函館市文化・スポーツ振興財団

チャールズ・ネトルシップ  生没年不詳

函館にアイヌの学校を設立し、市民にスポーツも教えた英国人宣教師で教育者のチャールズ・ネトルシップ。

チャールズ・ネトルシップ

英国エセックス・スタッフォード出身。
明治22年、チャーチ・アーミイ(イギリス聖公会)所属の宣教師としてニュージーランドから来日する。

当時、イギリス聖公会が北海道のアイヌ教育にたいへん力を入れており、ネトルシップはアイヌ伝道を主たる任務として、聖公会本部から派遣されてくる。

初め幌別に着任。後に函館に移って成果を挙げ「チャーチ・アーミイ伝道隊」を組織し、野外伝道を積極的に行う。

明治24年にはすでにペイン女史によって釧路地方の春採部落にアイヌ学校が建てられていた。
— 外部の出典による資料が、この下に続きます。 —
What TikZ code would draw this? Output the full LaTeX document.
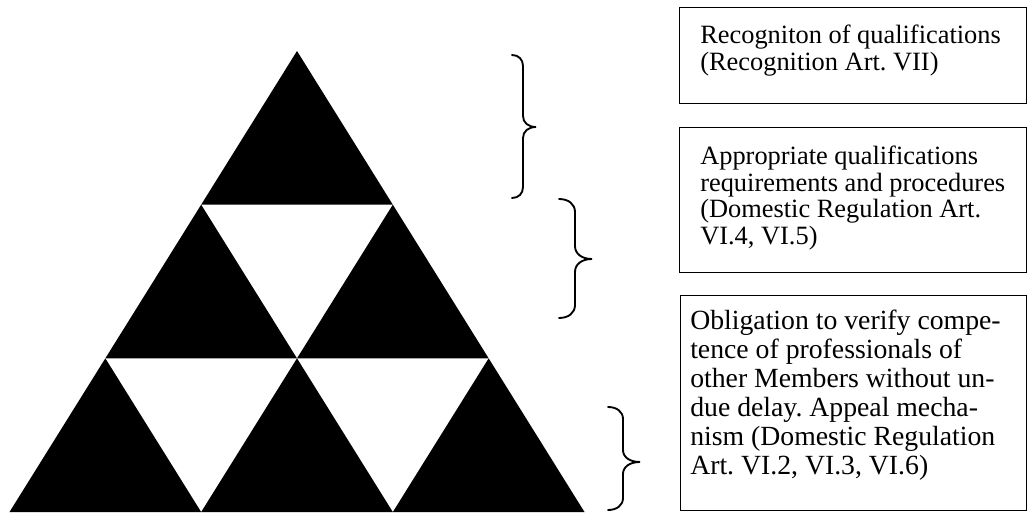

ネトルシップは、アイヌ伝道の目的を以て青年を養育しようと明治25年11月、ジョン・バチュラーの援助により元町にアイヌ民族の学校を設ける。この学校はすぐに青柳町に移転となり、翌年、谷地頭山腹に校舎を新築しネトルシップは校長となる。

ジョン・バチュラーは、アイヌの生活改善・学校・病院の設立に尽力し、アイヌ民族の保護を訴え続け、「アイヌの父」として敬愛されたイギリス宣教師です。

この学校には、函館のみならず十勝、胆振、日高方面からも入学する者がおり、寄宿舎で生活するようになる。この学校は準小学校で、尋常小学校の課程にローマ字と聖書が加えられ、のちに附属育児院も併置された。

各地の小学校在学のアイヌ少年の内、優秀なる者を選抜収容し、学用品はもちろん、衣食に至るまでことごとく之を支給し、雇っていた日本の教師と共に教授した。

明治32年、休暇で1年間英国に戻り、再び来函して伝道に従事する。当時、函館の新川町で医療伝道していたコロンボ宣教師の通信に寄ると、「ネトルシップ夫妻」とあるので、夫婦で来たようである。

36年には真砂町(現・大手町)に伝道所を開設、週3回の集会を開き、この間小樽にも開拓伝道を行っている。37年には日露戦争出征兵へ慰問伝道する。

数年後、この学校の校勢は振るわずに明治39年、閉鎖となる。翌年の大火で校舎が焼け、そのまま廃絶となった。

第一次世界大戦後、チャーチ・アーミイ伝道教会が海外宣教費を削減したためネトルシップ所属の教会も廃止となり、アメリカに渡り、のち本国へ戻った。

ネトルシップは伝道活動やアイヌ教育のほかにも、函館市民にホッケーやフットボールを紹介し、中学生に野球を教えたという。ホッケーは、600年以上も前からあるといわれる世界最古の球技で、函館の人は、これを「アヌベス」と呼んで親しんだ。